Mr. Munger was not a healthy man. Mars had to do all of the work. He tells of his experience in more detail but in summary, he later said of his time with Munger,
I went to school the most of the first winter; after that my schooling was slim. The other thing was, he was fond of using the lash.
Mars gained his freedom around 1815. He married and had a family. He wrote:
I have said I had two children born in Norfolk, and six in Hartford. One died in infancy. I lived in Hartford about sixteen years. I took a very prominent part in the organization of the Talcott Street Church. I moved from Hartford to Pittsfield, Mass. When I had been there three years and a half, my wife died in November; the May following I lost a son sixteen years of age. My oldest son enlisted in the U. S. Navy when he was eighteen, and has followed the sea ever since. I had another that went to sea, that I have not heard from for eight years. My oldest daughter went to Africa, to Cape Palmas; she went out a teacher, and has been there five years. I have a son who, when the [Civil War] broke out, when the first gun was fired on [Fort] Sumter, wanted to enlist, and did enlist in the navy… and served his time, and has an honorable discharge. Another, and the last one, enlisted in the artillery and went to New Orleans, but never, no, never came back, nor will he ever come again. I have a daughter in Massachusetts, of a frail constitution. She has a family to care for. …
I am now in my seventy-ninth year of age, I cannot labor but little, and finding the public have a desire to know something of what slavery was in the State of Connecticut,… I have stated the facts, many are willing to purchase the book to satisfy themselves as to slavery in Connecticut. Some told me that they did not know that slavery was ever allowed in Connecticut, and some affirm that it never did exist in the State.
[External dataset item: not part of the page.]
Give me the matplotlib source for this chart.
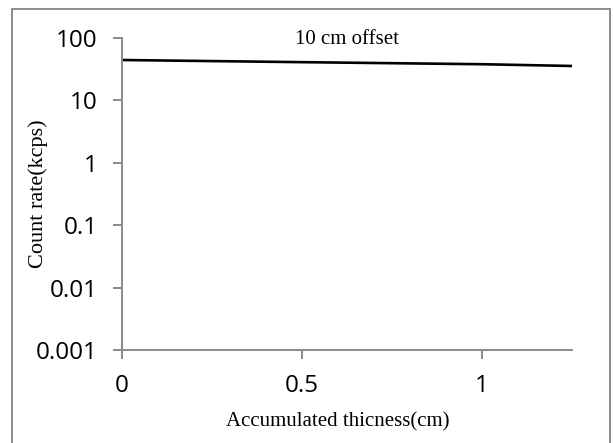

What I have written of my own history, seems to satisfy the minds of those that read it, that the so called, favored state, the land of good morals and steady habits, was ever a slave state, and that slaves were driven through the streets tied or fastened together for market. This seems to surprise some that I meet, but it was true. I have it from reliable authority. Yes, this was done in Connecticut.
Not all Black people were enslaved in Connecticut, even in the colonial period. If you study slavery, you must also study freedom.
Phillip and Ruth Moore were free Black landowners in Hartford in the late 1600s.
Isaac Glasko was a blacksmith in eastern Connecticut in the early 19th century. The village of Glasgo in Griswold, Connecticut is named after him.